The relay contacts “also” separates the Arduino from the load.
Therefore if the opto isolator is properly wired in, your Arduino will be separated “twice” from the load.
It might be sufficient for your application to “not” wire the opto isolators as recommended and shown in post #1.
Measure the resistance from, GND terminal the 12-24 side of supply to the GND terminal 5v side.
If there is continuity, then using two supplies “is not” the same as two fully isolated supplies !
If you have “no” continuity, using two of these power supplies will allow you to wire the relay card as seen in post#1.
I moved your 12V supply to the COM terminal, then I found some extra diodes and installed them on the NO terminal to 12V as shown. (hope you don't mind)
dlloyd:
I moved your 12V supply to the COM terminal, then I found some extra diodes and installed them on the NO terminal to 12V as shown. (hope you don't mind)
I certainly don't mind that you've "corrected" my schematic. Looking at the project itself, it's wired exactly like your modification (though, without the diodes) - so my schematic is incorrect in that regard. I've updated it locally and will update the attached copy soon.
I think the board already has an in-built diode for each relay for fly-back/EMF purposes. If anyone can tell for sure from the provided links, I'd like to know.
Other research also indicates that my 5v power could be getting pulled too low to reliably drive the electronics when the ultimate devices are powered up by the relays. I haven't tried to verify that yet, but it's something I'll look into as well.
larryd:
The reddish glass diodes on the relay card are across the relay coils.

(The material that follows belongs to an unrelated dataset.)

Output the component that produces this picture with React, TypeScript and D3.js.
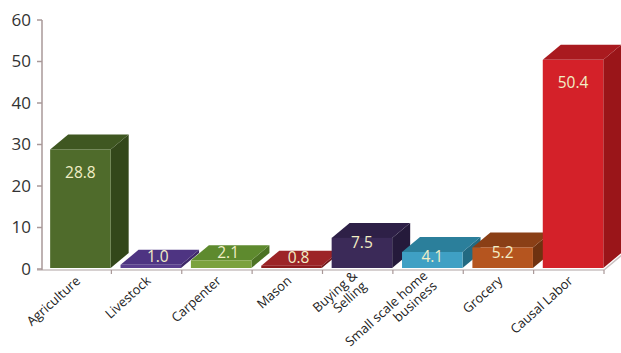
import React from "react";
import * as d3 from "d3";

const categories: string[][] = [
  ["Agriculture"],
  ["Livestock"],
  ["Carpenter"],
  ["Mason"],
  ["Buying &", "Selling"],
  ["Small scale home", "business"],
  ["Grocery"],
  ["Causal Labor"],
];
const values: number[] = [28.8, 1.0, 2.1, 0.8, 7.5, 4.1, 5.2, 50.4];
const yTicks: number[] = [0, 10, 20, 30, 40, 50, 60];
const frontColors = ["#4f6b2b", "#5b3f8f", "#7ba23e", "#8c1d1f", "#3b2a58", "#3fa0c4", "#b5551f", "#d42129"];
const topColors = ["#3f5721", "#4e3482", "#5e8a2e", "#9c2427", "#2e2047", "#2b7f9b", "#8a3f16", "#a91a1f"];
const sideColors = ["#33471a", "#3e2868", "#4c7224", "#6e1416", "#251a3b", "#226a82", "#6f3210", "#9a1519"];

const W = 621;
const H = 353;
const DX = 18;
const DY = 15;

export default function App() {
  const keys = categories.map((c) => c.join(" "));
  const x = d3.scaleBand<string>().domain(keys).range([41, 604]).paddingInner(0).paddingOuter(0);
  const y = d3.scaleLinear().domain([0, 60]).range([269, 20]);
  const bw = x.bandwidth();
  const base = y(0);

  return (
    <svg width={W} height={H} style={{ position: "absolute", left: 0, top: 0, background: "#fff" }}
      fontFamily="'Open Sans', sans-serif">
      {/* floor */}
      <line x1={37} x2={604} y1={base + 1} y2={base + 1} stroke="#c9c0c0" strokeWidth={1.5} />
      <line x1={604} y1={base + 1} x2={604 + DX} y2={base + 1 - DY} stroke="#c9c0c0" strokeWidth={1.5} />
      {/* y axis */}
      <line x1={42} x2={42} y1={y(60)} y2={base + 1} stroke="#a89898" strokeWidth={1.5} />
      {yTicks.map((t) => (
        <g key={t}>
          <line x1={37} x2={42} y1={y(t)} y2={y(t)} stroke="#a89898" strokeWidth={1.5} />
          <text x={31} y={y(t)} dy="0.35em" textAnchor="end" fontSize={17} fill="#333">{t}</text>
        </g>
      ))}
      {/* category ticks */}
      {keys.map((k) => (
        <line key={k} x1={(x(k) as number) + bw} x2={(x(k) as number) + bw} y1={base + 1} y2={base + 5}
          stroke="#a89898" strokeWidth={1.2} />
      ))}
      {/* bars */}
      {keys.map((k, i) => {
        const x0 = (x(k) as number) + bw * 0.13;
        const x1 = (x(k) as number) + bw * 0.99;
        const top = y(values[i]);
        const bot = base - 1;
        const side = `M${x1},${top} L${x1 + DX},${top - DY} L${x1 + DX},${bot - DY} L${x1},${bot} Z`;
        const topFace = `M${x0},${top} L${x0 + DX},${top - DY} L${x1 + DX},${top - DY} L${x1},${top} Z`;
        return (
          <g key={k}>
            <path d={side} fill={sideColors[i]} />
            <path d={topFace} fill={topColors[i]} />
            <rect x={x0} y={top} width={x1 - x0} height={bot - top} fill={frontColors[i]} />
          </g>
        );
      })}
      {/* value labels */}
      {keys.map((k, i) => {
        const x0 = (x(k) as number) + bw * 0.13;
        const x1 = (x(k) as number) + bw * 0.99;
        const top = y(values[i]);
        const h = base - top;
        const off = h > 60 ? 23 : h > 15 ? 5 : -8;
        const cx = (x0 + x1) / 2 + (h > 15 ? 0 : DX / 2 - 2);
        return (
          <text key={k} x={cx} y={top + off} dy="0.35em" textAnchor="middle" fontSize={15.5} fill="#f2eec6">
            {values[i].toFixed(1)}
          </text>
        );
      })}
      {/* category labels */}
      {categories.map((lines, i) => {
        const cx = (x(keys[i]) as number) + bw / 2;
        const n = lines.length;
        return (
          <g key={keys[i]} transform={`translate(${cx + 5},${base + 13}) rotate(-42)`}>
            {lines.map((ln, j) => (
              <text key={j} x={0} y={(j - (n - 1) / 2) * 14} textAnchor="end" fontSize={13} fill="#222">{ln}</text>
            ))}
          </g>
        );
      })}
    </svg>
  );
}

Those are the components I was referring to. So, are you saying those are not for flyback/EMF (and that I should add some) or are you suggesting that I add additional diodes for that purpose at the load point? Just trying to understand if those components are for that purpose (but maybe not adequate?) or if they're for something else entirely...
larryd:
The reddish glass diodes on the relay card are across the relay coils.
Suggest the kick-back load diodes be added across inductive loads, right at the load location.
i.e. “at” the hydraulic solenoid valve and clutch locations.
So, that'd basically look like the modified schematic provided by dlloyd above?
The reddish glass diodes ‘are’ kick-back diodes for the on-board relays.
If the clutch is located 4 feet from the relay board, its kick-back diode should be located at the clutch (4 feet from the relay card). You can solder wires to the diode leads and then add clear heatshrink tubing; this makes it more convenient to attach to load terminals/wires. The clear heatshrink lets you see the cathode marking.
I have experienced many times where placing the kick-back diode at the control relay (for convenience) still can cause problems in circuitry. These problems disappear when the diode is moved to the remote/load location.
But it’s up to you, just remember, if you experience random/intermittent problems, move the kick-back diode to the load !
I certainly don't mind that you've "corrected" my schematic. Looking at the project itself, it's wired exactly like your modification (though, without the diodes)...
Oh, I was hoping you'd add the diodes to the circuit (as per larryd's suggestion), as this would more than likely resolve the reset issue.
The diodes will:
clamp inductive spikes from the load
reduce EMI/RFI and arcing during switching and contact bounce
reduce the chance of "arc-welded" contacts, pitting, etc
prolong the life of the relays
reduce the chance of MCU lockup, reset, etc by reducing electromagnetic radiationCould still have some common mode interference from the relay coil, but this could be resolved by using a separate supply for the relay board and isolating the grounds (opto-isolation).